Eigenvector of A_n

1. Dec 10, 2008

FourierX

1. The problem statement, all variables and given/known data

Directly show that the n x 1 vector [1 1 1 ....1]T is an eigenvector of An. What is its associated eigenvalues?

2. Relevant equations

N/A

3. The attempt at a solution

I started going over this topic since we did not cover it in class due to time constraints and I do not know much about it. Any additional link would be highly appreciated.

Last edited: Dec 10, 2008
2. Dec 10, 2008

gabbagabbahey

What is $A_n$?

3. Dec 10, 2008

FourierX

Sorry, my bad. A_n is a matrix (It is pretty long and I could not write it in the forum)

A_n =
[1 . ................1]
[. . .................1]
[. . .................1] , ..........
[. . .................1]
[1 1 ................1]

4. Dec 10, 2008

gabbagabbahey

Is that supposed to be an n x n matrix with all entries equal to 1?

Suppose v is an eigenvector of A_n, what can you say about A_nv?

5. Dec 10, 2008

FourierX

A_n is a n x n matrix with all elements 1.

A_nv = $$\lambda$$v

where,
$$\lambda$$ = eigvenvalue
???

6. Dec 10, 2008

gabbagabbahey

Yes.
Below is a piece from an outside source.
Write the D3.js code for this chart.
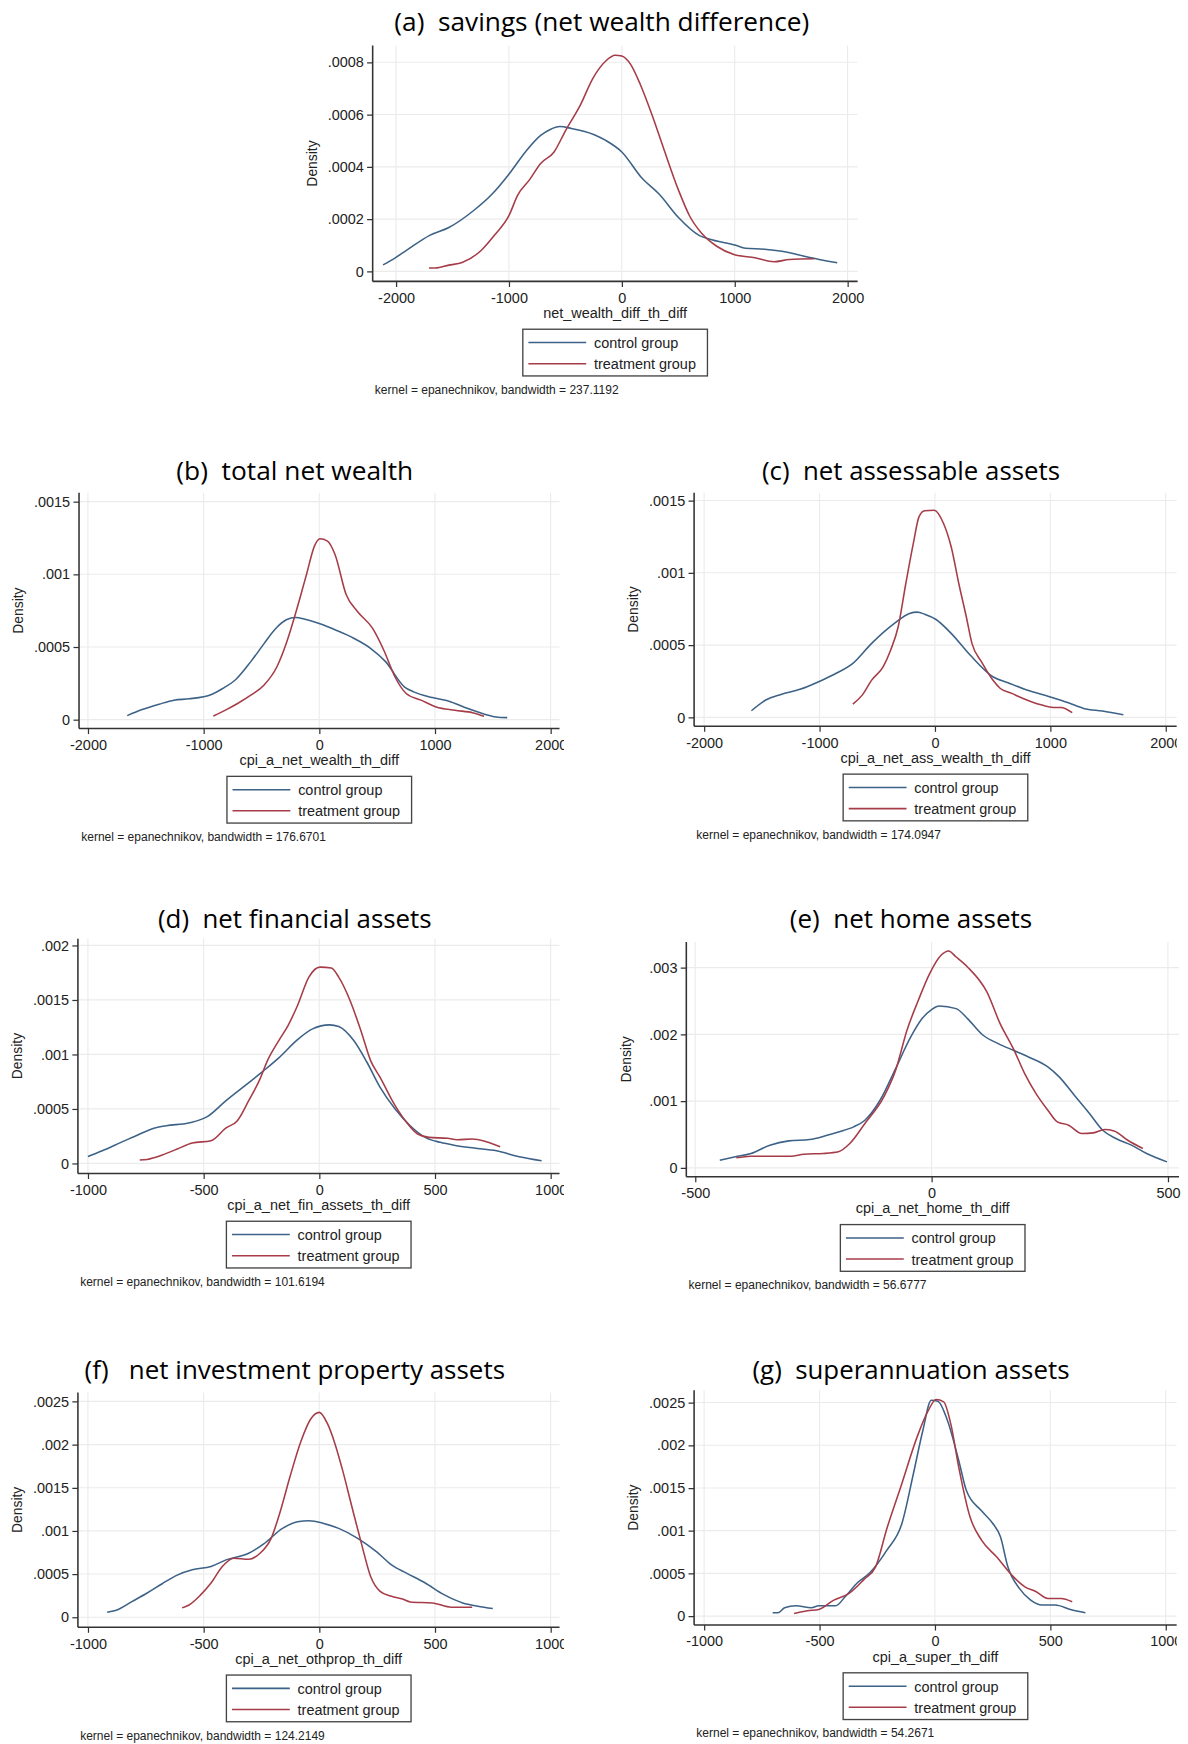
<!DOCTYPE html>
<html lang="en">
<head>
    <meta charset="UTF-8">
    <title>Kernel densities: control vs treatment</title>
    <style>
        html, body {
            margin: 0;
            padding: 0;
            background-color: #ffffff;
        }
        svg text {
            font-family: 'Liberation Sans', Arial, sans-serif;
            fill: #222;
        }
        .title {
            font-family: 'Open Sans', 'Noto Sans', sans-serif;
            white-space: pre;
        }
    </style>
</head>
<body>
    <div id="chart"></div>
    <script src="https://d3js.org/d3.v7.min.js"></script>
    <script>
        // DATA: [value, density]
        const aControl = [[-2115,.000025],[-2007,.000052],[-1905,.000081],[-1702,.000138],[-1532,.000168],[-1312,.000233],[-1142,.000299],[-1000,.000372],[-854,.000457],[-719,.00052],[-634,.000543],[-549,.000554],[-447,.000547],[-244,.000523],[-142,.000501],[0,.000457],[180,.000356],[332,.000295],[502,.000206],[688,.000137],[773,.000124],[1010,.0001],[1095,.0000886],[1264,.0000848],[1417,.0000772],[1654,.0000544],[1908,.0000329]];
        const aTreat = [[-1708,.0000127],[-1651,.0000127],[-1532,.000024],[-1414,.000034],[-1244,.000081],[-1125,.00014],[-1000,.000213],[-922,.000292],[-820,.000349],[-719,.000413],[-600,.000457],[-498,.000539],[-363,.00064],[-261,.000735],[-142,.000805],[-58,.000827],[0,.000824],[78,.000792],[163,.000716],[264,.000603],[366,.000476],[502,.000311],[603,.00021],[705,.000147],[841,.0000962],[993,.0000646],[1180,.0000519],[1349,.0000367],[1485,.0000456],[1705,.0000481]];

        const bControl = [[-1660,.0000276],[-1531,.000069],[-1385,.000106],[-1256,.000134],[-1126,.000143],[-932,.000173],[-835,.000214],[-722,.000276],[-592,.000399],[-479,.000521],[-382,.000622],[-285,.000687],[-204,.000703],[-123,.000691],[6,.000659],[136,.000618],[298,.00056],[443,.000491],[573,.000399],[735,.000226],[816,.000191],[977,.000152],[1139,.000122],[1285,.000076],[1430,.0000369],[1528,.0000184],[1625,.0000138]];
        const bTreat = [[-916,.0000253],[-803,.000069],[-706,.000111],[-592,.000168],[-479,.000237],[-366,.000364],[-285,.000525],[-204,.000733],[-155,.000871],[-107,.001009],[-42,.001194],[6,.001244],[71,.001228],[136,.001136],[233,.000859],[330,.000744],[460,.000629],[557,.000479],[654,.000295],[751,.00018],[880,.000134],[1010,.0000876],[1172,.0000645],[1333,.0000461],[1424,.000023]];

        const cControl = [[-1590,.000046],[-1466,.00012],[-1334,.000159],[-1170,.000194],[-1007,.000247],[-875,.000297],[-711,.000373],[-548,.000512],[-351,.00065],[-220,.000719],[-154,.000728],[-89,.000714],[10,.000677],[141,.000581],[305,.000431],[502,.000281],[633,.00024],[797,.000189],[993,.000143],[1157,.000101],[1289,.0000622],[1452,.0000438],[1633,.0000184]];
        const cTreat = [[-711,.0000922],[-630,.000154],[-548,.000258],[-449,.00035],[-384,.000465],[-318,.000627],[-252,.000926],[-187,.001203],[-138,.001387],[-89,.001429],[-7,.001433],[75,.001341],[141,.00118],[207,.000926],[272,.000696],[321,.000512],[403,.000385],[502,.000258],[567,.0002],[666,.000166],[764,.000131],[928,.0000853],[1026,.0000691],[1092,.0000691],[1190,.0000323]];

        const dControl = [[-1000,.0000643],[-938,.000116],[-857,.000193],[-792,.000254],[-711,.000325],[-662,.000346],[-565,.000371],[-484,.000429],[-403,.000576],[-321,.000714],[-240,.000851],[-175,.000968],[-94,.001136],[-29,.001234],[44,.001271],[84,.001256],[149,.001127],[206,.000928],[263,.000698],[328,.000499],[393,.000346],[458,.000239],[523,.000193],[588,.000165],[669,.000141],[766,.000116],[864,.0000613],[961,.0000245]];
        const dTreat = [[-776,.0000306],[-744,.0000368],[-679,.0000766],[-614,.000132],[-549,.000187],[-468,.000208],[-403,.000325],[-354,.000392],[-305,.000576],[-256,.000775],[-224,.000943],[-175,.001127],[-135,.001265],[-94,.001449],[-45,.001709],[3,.001801],[52,.001792],[84,.001709],[133,.001495],[182,.001204],[222,.000943],[263,.00079],[328,.00053],[377,.000377],[425,.00027],[474,.000239],[555,.00023],[596,.000217],[661,.000224],[718,.000202],[782,.000153]];

        const eControl = [[-448,.000115],[-415,.000165],[-382,.000215],[-342,.00034],[-302,.000404],[-258,.000424],[-221,.000489],[-197,.000539],[-165,.000614],[-141,.000714],[-109,.001013],[-76,.001488],[-44,.001962],[-20,.002237],[0,.002371],[16,.002426],[52,.002386],[76,.002237],[109,.001987],[141,.001862],[173,.001762],[205,.001662],[246,.001513],[270,.001363],[302,.001088],[334,.000814],[362,.000564],[390,.000439],[423,.00034],[455,.000215],[498,.0000899]];
        const eTreat = [[-413,.00015],[-382,.000175],[-342,.000175],[-298,.000175],[-270,.000205],[-229,.000215],[-197,.00024],[-173,.000364],[-141,.000664],[-101,.001063],[-76,.001463],[-52,.002062],[-28,.002511],[-4,.002911],[20,.003185],[36,.00325],[52,.00316],[76,.00301],[117,.002636],[145,.002162],[173,.001787],[197,.001413],[221,.001113],[246,.000864],[266,.000689],[290,.000639],[318,.000514],[342,.000524],[366,.000574],[386,.000554],[415,.000414],[447,.00029]];

        const fControl = [[-917,.0000576],[-881,.0000768],[-808,.000184],[-744,.00028],[-679,.000388],[-614,.000488],[-549,.000549],[-468,.000588],[-403,.000664],[-305,.000741],[-240,.000849],[-159,.001029],[-94,.001106],[-45,.001118],[19,.001087],[84,.001029],[166,.000914],[247,.00076],[312,.000607],[377,.000511],[458,.000396],[539,.000261],[620,.000165],[685,.000127],[750,.0000998]];
        const fTreat = [[-593,.000108],[-565,.000138],[-516,.00025],[-468,.000396],[-419,.000588],[-370,.000684],[-305,.000672],[-256,.000741],[-208,.000914],[-167,.00124],[-127,.001624],[-78,.002047],[-37,.002296],[0,.002373],[36,.002239],[68,.002008],[101,.001701],[141,.001279],[182,.000856],[222,.000472],[263,.0003],[312,.000242],[360,.000211],[393,.000177],[490,.000165],[571,.000115],[661,.000115]];

        const gControl = [[-703,.000039],[-680,.000039],[-651,.0000975],[-602,.000121],[-536,.0000975],[-503,.000121],[-430,.000121],[-389,.000226],[-339,.000382],[-282,.000507],[-208,.000772],[-143,.001084],[-93,.001669],[-52,.002176],[-16,.002527],[13,.002516],[54,.002293],[103,.001825],[136,.001474],[202,.001232],[251,.001084],[284,.000928],[316,.000577],[366,.000324],[415,.000187],[464,.000129],[521,.000129],[587,.000078],[652,.000039]];
        const gTreat = [[-610,.0000312],[-552,.0000624],[-503,.000078],[-438,.000187],[-372,.000265],[-307,.000429],[-257,.000577],[-208,.001026],[-143,.001552],[-77,.002098],[-28,.00241],[5,.002535],[38,.002508],[70,.002235],[103,.001747],[152,.001162],[202,.000889],[267,.000694],[333,.00048],[390,.000343],[439,.000285],[489,.000207],[546,.000207],[595,.000168]];

        const titles = ["(a)  savings (net wealth difference)", "(b)  total net wealth", "(c)  net assessable assets",
                        "(d)  net financial assets", "(e)  net home assets", "(f)   net investment property assets",
                        "(g)  superannuation assets"];
        const xLabels = ["net_wealth_diff_th_diff", "cpi_a_net_wealth_th_diff", "cpi_a_net_ass_wealth_th_diff",
                         "cpi_a_net_fin_assets_th_diff", "cpi_a_net_home_th_diff", "cpi_a_net_othprop_th_diff",
                         "cpi_a_super_th_diff"];
        const bandwidths = ["237.1192", "176.6701", "174.0947", "101.6194", "56.6777", "124.2149", "54.2671"];
        const xTicks = [[-2000, -1000, 0, 1000, 2000], [-2000, -1000, 0, 1000, 2000], [-2000, -1000, 0, 1000, 2000],
                        [-1000, -500, 0, 500, 1000], [-500, 0, 500], [-1000, -500, 0, 500, 1000], [-1000, -500, 0, 500, 1000]];
        const yTicks = [[0, .0002, .0004, .0006, .0008], [0, .0005, .001, .0015], [0, .0005, .001, .0015],
                        [0, .0005, .001, .0015, .002], [0, .001, .002, .003], [0, .0005, .001, .0015, .002, .0025],
                        [0, .0005, .001, .0015, .002, .0025]];
        const controls = [aControl, bControl, cControl, dControl, eControl, fControl, gControl];
        const treats = [aTreat, bTreat, cTreat, dTreat, eTreat, fTreat, gTreat];
        const groups = ["control group", "treatment group"];

        // LAYOUT (drawn in the 1068x1568 space of the reference, scaled up by viewBox)
        const W = 1068, H = 1568;
        const colors = ["#3d6287", "#a63c48"];
        const panels = [
            {left: 335, right: 771, top: 41, bottom: 253, xr: [356, 762], yr: [244, 56], titleX: 541, titleY: 28, titleW: 373, clipX: 1068},
            {left: 71, right: 503, top: 443, bottom: 655, xr: [79, 495], yr: [647, 451], titleX: 265, titleY: 432, titleW: 213, clipX: 507},
            {left: 624, right: 1058, top: 443, bottom: 653, xr: [633, 1048], yr: [645, 450], titleX: 819, titleY: 432, titleW: 268, clipX: 1058},
            {left: 70, right: 503, top: 844, bottom: 1055, xr: [79, 495], yr: [1046, 850], titleX: 265, titleY: 834, titleW: 246, clipX: 507},
            {left: 617, right: 1060, top: 847, bottom: 1058, xr: [625, 1050], yr: [1050, 870], titleX: 819, titleY: 834, titleW: 218, clipX: 1068},
            {left: 70, right: 503, top: 1252, bottom: 1463, xr: [79, 495], yr: [1454, 1260], titleX: 265, titleY: 1240, titleW: 378, clipX: 507},
            {left: 624, right: 1058, top: 1250, bottom: 1461, xr: [633, 1048], yr: [1453, 1261], titleX: 819, titleY: 1240, titleW: 285, clipX: 1058}
        ];

        const svg = d3.select("#chart")
            .append("svg")
            .attr("width", 1188)
            .attr("height", 1744)
            .attr("viewBox", `0 0 ${W} ${H}`);

        // Stata style labels: ".0005", "-1000" with a plain hyphen
        const fmtY = d => d === 0 ? "0" : d3.format(".4~f")(d).replace(/^0/, "");
        const fmtX = d => String(d);

        panels.forEach((p, i) => {
            const xt = xTicks[i], yt = yTicks[i];
            const x = d3.scaleLinear().domain([xt[0], xt[xt.length - 1]]).range(p.xr);
            const y = d3.scaleLinear().domain([0, yt[yt.length - 1]]).range(p.yr);

            svg.append("clipPath").attr("id", "clip" + i)
                .append("rect").attr("x", p.left - 80).attr("y", p.top - 60)
                .attr("width", p.clipX - (p.left - 80)).attr("height", 400);

            const g = svg.append("g").attr("clip-path", `url(#clip${i})`);

            // title
            g.append("text")
                .attr("class", "title")
                .attr("x", p.titleX - p.titleW / 2)
                .attr("y", p.titleY)
                .attr("textLength", p.titleW)
                .attr("lengthAdjust", "spacingAndGlyphs")
                .style("font-size", "23px")
                .style("fill", "#000")
                .text(titles[i]);

            // gridlines
            g.selectAll(".vgrid").data(xt).enter().append("line")
                .attr("x1", d => x(d)).attr("x2", d => x(d))
                .attr("y1", p.top).attr("y2", p.bottom)
                .style("stroke", "#ebebeb").style("stroke-width", 1);
            g.selectAll(".hgrid").data(yt).enter().append("line")
                .attr("x1", p.left).attr("x2", p.right)
                .attr("y1", d => y(d)).attr("y2", d => y(d))
                .style("stroke", "#ebebeb").style("stroke-width", 1);

            // axes
            const xAxis = d3.axisBottom(x).tickValues(xt).tickSize(5).tickPadding(5).tickFormat(fmtX);
            const xg = g.append("g").attr("transform", `translate(0, ${p.bottom})`).call(xAxis);
            xg.select(".domain").attr("d", `M${p.left},0H${p.right}`);
            const yAxis = d3.axisLeft(y).tickValues(yt).tickSize(5).tickPadding(3).tickFormat(fmtY);
            const yg = g.append("g").attr("transform", `translate(${p.left}, 0)`).call(yAxis);
            yg.select(".domain").attr("d", `M0,${p.top}V${p.bottom}`);
            [xg, yg].forEach(a => {
                a.selectAll(".domain, line").style("stroke", "#333").style("stroke-width", 1.1);
                a.selectAll("text").style("font-size", "13px").style("font-family", "'Liberation Sans', Arial, sans-serif").style("fill", "#222");
            });
            xg.select(".domain").style("stroke-width", 1.4);
            yg.select(".domain").style("stroke-width", 1.4);

            // curves
            const line = d3.line()
                .x(d => x(d[0]))
                .y(d => y(d[1]))
                .curve(d3.curveMonotoneX);
            [controls[i], treats[i]].forEach((s, k) => {
                g.append("path")
                    .datum(s)
                    .attr("d", line)
                    .style("fill", "none")
                    .style("stroke", colors[k])
                    .style("stroke-width", 1.4);
            });

            // labels
            const cx = (p.left + p.right) / 2;
            g.append("text")
                .attr("transform", `translate(${p.left - 50}, ${(p.top + p.bottom) / 2}) rotate(-90)`)
                .attr("text-anchor", "middle")
                .style("font-size", "12.5px")
                .text("Density");
            g.append("text")
                .attr("x", cx).attr("y", p.bottom + 33)
                .attr("text-anchor", "middle")
                .style("font-size", "13px")
                .text(xLabels[i]);

            // legend
            const lx = cx - 83, ly = p.bottom + 43;
            const legend = g.append("g");
            legend.append("rect")
                .attr("x", lx).attr("y", ly).attr("width", 166).attr("height", 42)
                .style("fill", "#fff").style("stroke", "#444").style("stroke-width", 1.2);
            groups.forEach((name, k) => {
                legend.append("line")
                    .attr("x1", lx + 5).attr("x2", lx + 57)
                    .attr("y1", ly + 12 + k * 19).attr("y2", ly + 12 + k * 19)
                    .style("stroke", colors[k]).style("stroke-width", 1.4);
                legend.append("text")
                    .attr("x", lx + 64).attr("y", ly + 17 + k * 19)
                    .style("font-size", "13px")
                    .text(name);
            });

            g.append("text")
                .attr("x", p.left + 2).attr("y", p.bottom + 101)
                .style("font-size", "10.8px")
                .text("kernel = epanechnikov, bandwidth = " + bandwidths[i]);
        });
    </script>
</body>
</html>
So does A_n times [1 1 1 ....1]T satisfy that condition?

7. Dec 10, 2008

FourierX

A_n * [1 1 1 1......1]T gives [n n n n.....n], doesn't it ?

8. Dec 10, 2008

gabbagabbahey

Actually it gives [n n n n.....n]T

Is that a scalar multiple of [1 1 1 1......1]T? If so, what is the eigenvalue?

9. Dec 10, 2008

FourierX

haha, yeah right, i forgot ^T.

that is a scalar multiple of [1 1 1 1....1]^T, which means n is the associated eigenvalue. Is it that easy ?

10. Dec 10, 2008

gabbagabbahey

Yup

A_n [1 1 1 1....1]^T=n[1 1 1 1....1]^T, so [1 1 1 1....1]^T must be an eigenvector of A_n with eigenvalue n. Simple as that.

11. Dec 10, 2008

FourierX

Wow. Thanks a lot!

Could you also give me a slight hint on application of Eigenvalues and vectors?

12. Dec 10, 2008

HallsofIvy

Staff Emeritus
A "slight hint"? Eigenvalues and eigenvectors are used throughout mathematics. To take one simple example, "linear differential operators" are linear transformations on vector spaces of functions and solutions to linear differential equations are always based on eigenvalues and eigenvectors of the operators.

One method of determining what kinds of graphs (hyperbola, ellipse, or parabola, ...) quadratic functions give is to rewrite them as a matrix equation and find the eigenvalues (which give coefficients) and eigenvectors (which give the "principal" axes).

To find along which lines objects under stress are likely to crack first, write their "strain tensors" as matrices and find the eigenvalues and eigenvectors.